Manufacturing runs on variability. Machines break down. Operators call in sick. Material arrives late. Rush orders appear. Quality problems surface. Every one of these events disrupts the production schedule, and without buffers, each disruption cascades through the system until it hits a customer delivery date.
Capacity buffers and safety capacity are the shock absorbers that prevent these everyday disruptions from becoming delivery failures. They are not excess capacity or waste — they are the deliberate, calculated slack that keeps your factory running smoothly when reality deviates from the plan.
At User Solutions, we build buffer management into every finite capacity schedule we help manufacturers create. This guide explains the types of buffers, how to size them, and how to manage them for optimal performance.
Why Buffers Are Necessary
The Utilization Trap
Many manufacturers chase 100% utilization on every resource. The math seems simple: more utilization equals more output equals more profit. But this logic fails catastrophically in the presence of variability.
Queueing theory proves that as utilization approaches 100%, queue times — and therefore lead times — approach infinity. The queue time formula illustrates this:
Queue Time = Processing Time x (Utilization / (1 - Utilization))
At 85% utilization: Queue = 5.7x processing time (manageable) At 95% utilization: Queue = 19x processing time (lead times explode) At 99% utilization: Queue = 99x processing time (system gridlock)
The buffer between 85% and 100% is not wasted capacity. It is the difference between a responsive manufacturing system and a gridlocked one.
Different Resources, Different Buffer Needs
Not every resource needs the same buffer. The Theory of Constraints provides the framework:
Constraint resources need small buffers (5-10%) because they should run as much as possible — every hour of constraint capacity is an hour of system throughput. But even the constraint needs some slack for unplanned events.
Non-constraint resources need larger buffers (15-25%) because they have more capacity than the system needs. Their job is to support the constraint's pace, and the buffer ensures they can absorb variability without becoming intermittent constraints.
Near-constraint resources (load ratio 0.80-0.95) need moderate buffers (10-15%).

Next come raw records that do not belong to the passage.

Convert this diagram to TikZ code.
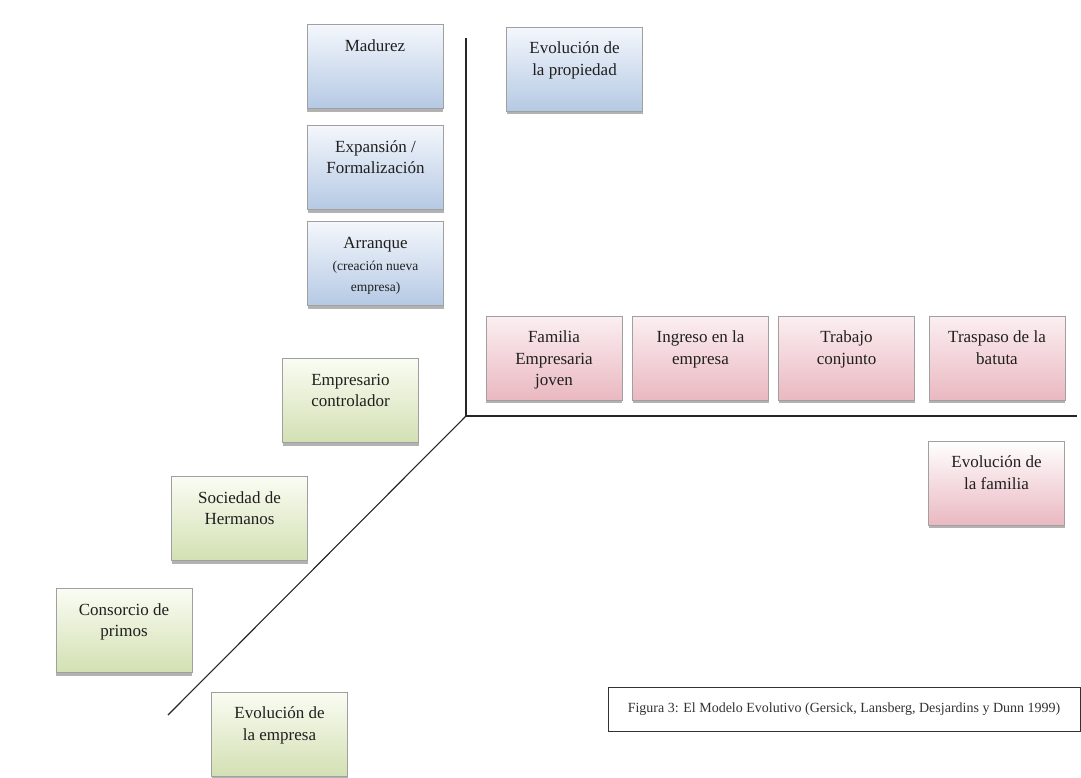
\documentclass[tikz,border=0pt]{standalone}
\usepackage{fontspec}
\setmainfont{Liberation Serif}
\usetikzlibrary{shadows}

\definecolor{blueTop}{HTML}{F4F7FC}
\definecolor{blueBot}{HTML}{B5C9E4}
\definecolor{greenTop}{HTML}{FAFCF3}
\definecolor{greenBot}{HTML}{D3E0B3}
\definecolor{pinkTop}{HTML}{FBEFF1}
\definecolor{pinkBot}{HTML}{EAB8C1}
\definecolor{boxEdge}{HTML}{A0A0A0}
\definecolor{axisInk}{HTML}{262626}

% top-aligned, centred text block inside a stage box
\newcommand\stagetext[1]{\parbox[t][84pt][t]{134pt}{\centering\vspace*{11.5pt}\strut#1\strut}}

\tikzset{
  stagebox/.style={draw=boxEdge, line width=0.6pt, inner sep=0pt,
    minimum width=136pt, minimum height=84pt,
    font=\fontsize{17}{21.5}\selectfont, text=black!88,
    drop shadow={shadow xshift=0pt, shadow yshift=-3pt, opacity=0.5, fill=black!60}},
  bluebox/.style={stagebox, top color=blueTop, bottom color=blueBot},
  greenbox/.style={stagebox, top color=greenTop, bottom color=greenBot},
  pinkbox/.style={stagebox, top color=pinkTop, bottom color=pinkBot},
  axisline/.style={draw=axisInk, line width=1.3pt},
  captionbox/.style={draw=black!80, line width=0.8pt, fill=white, inner sep=0pt,
    minimum width=472pt, minimum height=44pt,
    font=\fontsize{14}{16}\selectfont, text=black!80}
}

\begin{document}
\begin{tikzpicture}[x=1pt, y=-1pt]
\useasboundingbox[fill=white] (0,0) rectangle (1081,777);

% axes
\coordinate (origin) at (466,416);
\coordinate (vtop) at (466,38);
\coordinate (hend) at (1077,416);
\coordinate (dend) at (168,715);
\draw[axisline] (vtop) -- (origin) -- (hend);
\draw[axisline, line width=1.1pt] (origin) -- (dend);

% ownership axis
\node[bluebox] (madurez)   at (375,66.5)  {\stagetext{Madurez}};
\node[bluebox] (expansion) at (375.5,167.5) {\stagetext{Expansión /\\Formalización}};
\node[bluebox] (arranque)  at (375.5,263.5) {\stagetext{Arranque\\[1pt]{\fontsize{13.5}{21}\selectfont(creación nueva\\empresa)}}};
\node[bluebox] (propiedad) at (574.5,69)  {\stagetext{Evolución de\\la propiedad}};

% business axis
\node[greenbox] (empresario) at (350.5,400.5) {\stagetext{Empresario\\controlador}};
\node[greenbox] (hermanos)   at (239.5,518.5) {\stagetext{Sociedad de\\Hermanos}};
\node[greenbox] (primos)     at (124,630.5)   {\stagetext{Consorcio de\\primos}};
\node[greenbox] (empresa)    at (279.5,734)   {\stagetext{Evolución de\\la empresa}};

% family axis
\node[pinkbox] (familia)   at (554,358)   {\stagetext{Familia\\Empresaria\\joven}};
\node[pinkbox] (ingreso)   at (700.5,358) {\stagetext{Ingreso en la\\empresa}};
\node[pinkbox] (trabajo)   at (846.5,358) {\stagetext{Trabajo\\conjunto}};
\node[pinkbox] (traspaso)  at (997,358)   {\stagetext{Traspaso de la\\batuta}};
\node[pinkbox, top color=white] (evfamilia) at (996.5,483) {\stagetext{Evolución de\\la familia}};

% caption
\node[captionbox] (caption) at (844,709) {Figura 3: El Modelo Evolutivo (Gersick, Lansberg, Desjardins y Dunn 1999)};
\end{tikzpicture}
\end{document}
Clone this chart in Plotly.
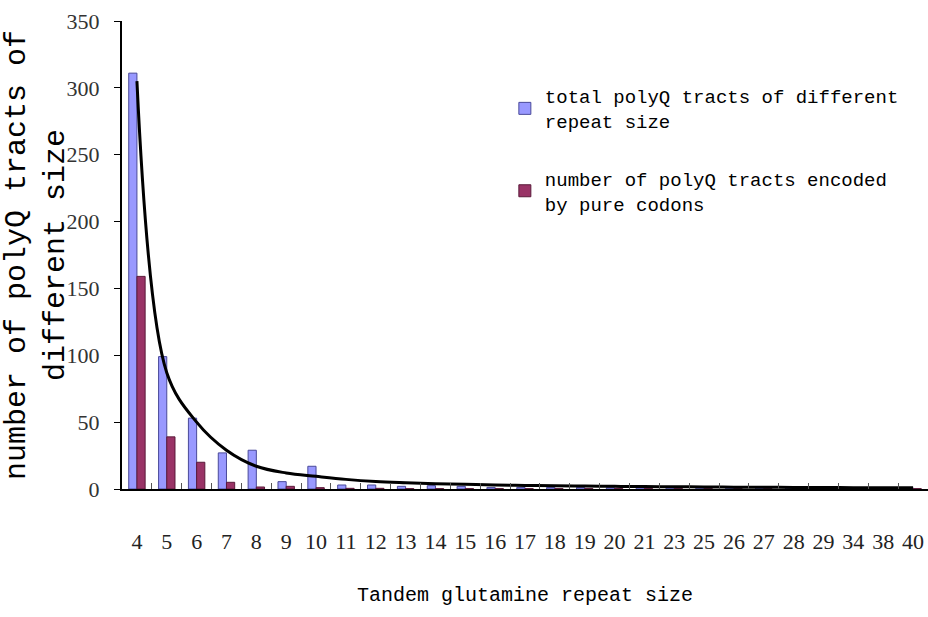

These resources are close enough to full capacity that a bad week could push them into constraint territory.
Types of Buffers
Capacity Buffers (Protective Capacity)
Capacity buffers are the difference between available capacity and planned load:
Capacity Buffer (%) = (Available Capacity - Planned Load) / Available Capacity x 100
Example: A work center has 160 available hours per week. Planned load is 128 hours.
Capacity Buffer = (160 - 128) / 160 x 100 = 20%
This 20% buffer (32 hours) is available to absorb:
- Unplanned machine downtime
- Rework from quality issues
- Rush orders that arrive mid-week
- Jobs that take longer than the standard time
- Overtime not needed — the buffer is available during normal hours
Time Buffers
Time buffers are schedule-based protections — extra time built in before critical events:
Constraint Buffer: A queue of work staged ahead of the bottleneck resource, ensuring it never starves. Typically sized at 1-3 days of the constraint's processing capacity.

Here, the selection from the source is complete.